Oh, we'll tune in all right. How can anyone turn away from this Jets season now? It's the most gripping weekly drama the NFL has going in the playoffs, with the favorites winning everywhere else in the divisional round and the three teams that looked invincible for so much of the year -- the Colts, Saints and Vikings -- easily punching their tickets to the conference championships.

The more I watch these Jets (11-7), the more I see shades of the 2007 Giants, with their memorable wild-card run to the Super Bowl, played entirely on the road. After back-to-back New York wins at Cincinnati and San Diego, who can be entirely sure that some very recent history isn't repeating itself?

It's the Jets alone who have shown the potential to surprise this postseason, and yet nothing they accomplished before Sunday remotely prepared us for what they did to San Diego (13-4), the hottest team in the league with 11 consecutive wins entering play. The Chargers were two days shy of having not lost for three months, and yet New York kept hanging around all afternoon as San Diego self-destructed beneath an avalanche of uncharacteristic mistakes and missed opportunities. Oh, and the Chargers' season-long, franchise-record streak of scoring at least 20 points in every game this year? That's gone, gone, gone, too.

"We knew it was going to be an all-day event, that's for sure," said Ryan, the ever-confident rookie Jets head coach. "We were just fortunate to come out on top. [Now] we'll see what happens in the matchup that probably nobody wanted.

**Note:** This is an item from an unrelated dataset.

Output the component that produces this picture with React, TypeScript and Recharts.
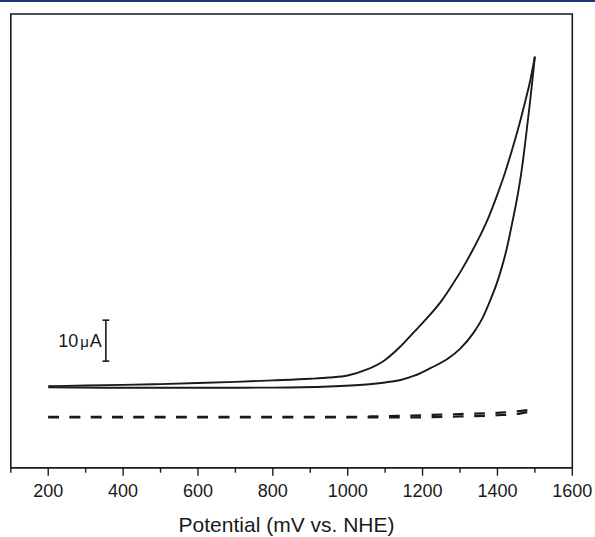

But too bad. Here we come."

The Jets are on their way to the AFC title game in Indianapolis because they kept pounding away in their Shonn Greene-led running game even after they fell behind 7-0 early in the second quarter; decided to challenge the Chargers' bevy of dangerous receivers with a more physical style of coverage; and because they refuse to believe that starting a rookie at quarterback dooms them to postseason failure.

First, let's explore the Jets' decision to switch to strictly man coverage in the second half, a move that allowed New York's physicality to show through on defense, and seemed to weaken the resolve of the Chargers offense. The Jets all-world cornerback Darrelle Revis said as much, calling out San Diego's receivers for being soft. That's my word, not his. But I don't think he'd disagree.

"They're a finesse offense, and we felt that we're a physical team," said Revis, whose flat-on-his-back interception of Philip Rivers in the third quarter personified both the Jets' effort and their ability to make the improbable happen. "In the first half, they had us on our heels a little bit. But we came in here [at halftime] and just adjusted in the second half. We said let's stick to what we've been doing the whole season. Let's play man coverage and get physical with these guys.

"Let's blitz and do what we do. Let's put some pressure on them. One thing you can do with big receivers is get physical with those guys. We came out with the mindset of let's out-physical these guys, and we had the upper hand on them at that point."